Harper Connelly had a lucky escape when she was hit by lightning: she didn’t die. But sometimes she wishes she had died, because the lightning strike left her with an unusual talent: she can find dead people – and that’s not always comfortable. Everyone wants to know how she does it: it’s a little like hearing a bee droning inside her head, or maybe the pop of a Geiger counter, a persistent, irregular noise that increases in strength as she gets closer. It’s almost electric: a buzzing all through her body, and the fresher the corpse, the more intense the buzz. Harper and her brother Tolliver make their living from finding the dead, for desperate parents, worried friends . . . and police departments who have nowhere else to look. They may not believe in her abilities, but sometimes the proof is just too much for even the most sceptical of police chiefs to deny. But it’s not always easy for someone like Harper, for the dead *want* to be found – and too often, finding the body doesn’t bring closure; it opens a whole new can of worms.

I really enjoyed this book. It is the first Harris book I have read and I was gripped. We are introduced to Harper Connelly and her step-brother Tolliver. Having been struck by lightning at the age of 15 Harper was left with a unique gift – she finds dead people.

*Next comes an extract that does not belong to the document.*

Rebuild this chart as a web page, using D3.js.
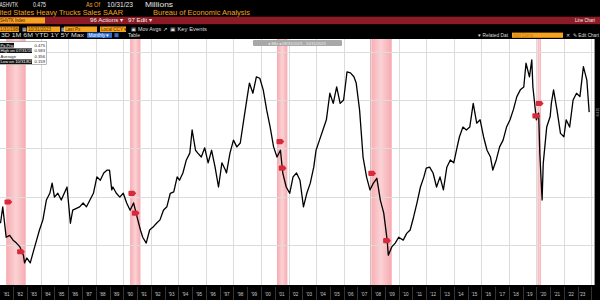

This talent takes her to Sarne to find the body of a missing teenager. When found however, the town goes nuts. To separate Tolliver and Harper, Tolliver is arrested and thrown in jail, and Harper has several attacks on her life. In the midst of this, she does some investigating work, and this small town reveals some dark secrets…

This is the first book in the Harper Connelly series, and if all the books are this good, we will be in luck! This is an exciting, engaging and gripping book. I really enjoyed how Harris wrote. Even though Harper’s talent is questionable, I found myself pulled into the story and believing what was written. I was trying to solve the mystery too.

I enjoyed reading all the characters and the setting. I chuckled at the fact Sarne had been written as the stereotypical hill-billy small-town, with in-breeding. That did make for a fun read! I thought the way Harper and Tolliver were written were great. I connected with both of them and liked how Harris wrote in their history so we understood them better.

I don’t have any complaints about this book – I loved it. This is a must-read.